Showing posts with label london tour. Show all posts
Showing posts with label london tour. Show all posts

Friday, 25 March 2016

Theatre 2016: Review Twelve

King Charles III, Theatre Royal Norwich, Norwich. March 2016.


A busy ten days of plays finished with another trip to my local theatre to catch another production on tour from London.  Although this had had two runs in the capital I'd not made it to either, I had however won a copy of the script from Twitter and so was keen to see the play when it was announced close to home.

The premise of the play is clear from the title, the Queen is dead, long live King Charles III.  However after waiting for such a long time Charles has ideas of his own as to how the monarchy should act and his first decision is not to sign a parliamentary bill.  This causes chaos and the slow burn of the first act ends with Charles dissolving Parliament in an attempt to get his way.  The secon act is clever in resolving this.

While pure fantasy this play is also alarmingly close to the mark in many ways and very thought provoking - like all convincing political issues all sides seem to make perfect sense, until you hear the next speaker.

In addition to the astute politics this play is a modern Shakespeare, many of the lines are in verse and as per many great Shakespeare plays all of the characters have their own defined way of speaking to highlight their differences further.  The staging is also very Shakespearean - all that was missing was the jig at the end.  King Charles III manages to also be like Shakespeare in that the blend of tragedy, comedy and history is all balanced perfectly to leave the audience off balance. I've seen reviews likening it to the great tragedies of Macbeth and Hamlet but personally I found there to be a lot of resonances with both Richard II and Henry IV pt 1.

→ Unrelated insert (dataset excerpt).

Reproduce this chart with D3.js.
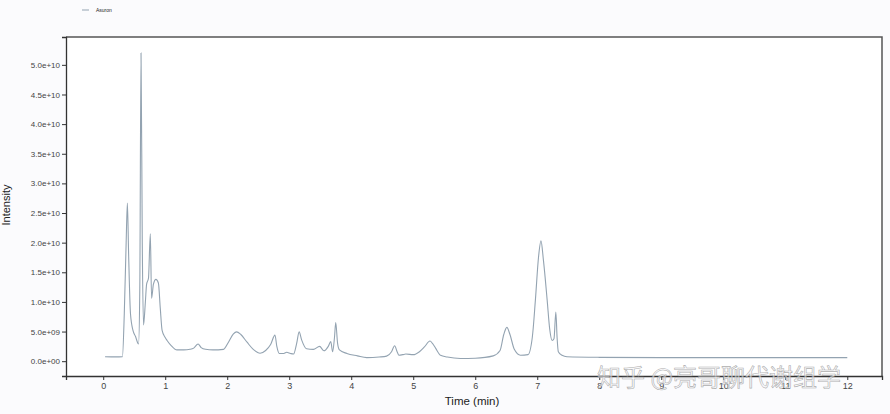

This is a long play, and personally I think the pacing is better in the second half. I don't know what could be be trimmed but I did feel that the first act was a little too long.  I'm really pleased to have seen this and as the theatre was full on the night I went I hope it proves that there is an appetite for new, complex plays and that they should tour.

Monday, 16 November 2015

Theatre 2015: Review Thirty-Six

Handbagged, Theatre Royal, Norwich. November 2015.


This was a last minute booking for me and a convenient matinee at the theatre opposite where I work meant I could take a gamble on this.  I wasn't sure that I needed to see another play about the relationship between the Queen and her Prime Minister - after all it wasn't that long since I'd seen the NT Live broadcast of The Audience.

The idea is the same in many ways, no one actually knows what went on when the Queen and Margaret Thatcher but Buffini uses real speeches and her imagination to make a believable play.

In some ways the story telling is quite conventional - we start the day after Mrs Thatcher was elected in 1979 and finish when she resigned in 1990. That is where convention stops.  The play is very hard to explain without making it sound incomprehensible, pretentious and like a long Spitting Image episode and it really is none of those things.

Essentially we have the Queen and Margaret Thatcher in older age looking back on the story, while another two actresses play the Queen and Margaret Thatcher during the 11 years of her rule.  There are also two male characters who play a further 27 parts between them to move the plot along.  The older ladies interject and interact with their younger selves, and older Queen repeatedly breaks the fourth wall to talk to the audience...  see it sounds complicated and dreadful!

It wasn't at all, it was genuinely funny and at times shocking and moving.  I was a young teenager in 1990 when Thatcher resigned but I could remember 90% of the historical facts that were covered in the play, but those that I didn't recognise were explained in such a way that if it all became a bit 'Basil Exposition' then this was also referenced by the cast. Even in a big theatre like Norwich the nuance and expression came through and at times I did think I was watching the real people not actors - impressive seeing as there were two of them on stage at all times.

My discomfort with this play didn't come from the style or the acting but rather from the audience.  The writing of the play is non-judgemental and as I said earlier a lot of the actual lines come from real speeches just altered slightly to fit the stage representations.  Mrs Thatcher was a decisive figure in politics and very far to the right of where my own political belief is, the audience I shared this play with seemed to be, how shall we say..., more appreciative of her stance than I was.  Lines that I found shocking received laughter and applause and on the occasions when characters made comments more in line with my views the audience were stony silent or making their displeasure known.  It made for an interesting afternoon I suppose!

After the performance three of the cast held a q&a session and their insights in to the political mixes of the audiences in various locations was great fun to hear, as were there anecdotes about accidentally staying in role away from the stage!

I wasn't expecting much from my afternoon and I was pleasantly surprised that a play so similar to another recent hit could add to the story and engage and amuse me so thoroughly.  I may avoid weekday matinees for political plays in Norwich however!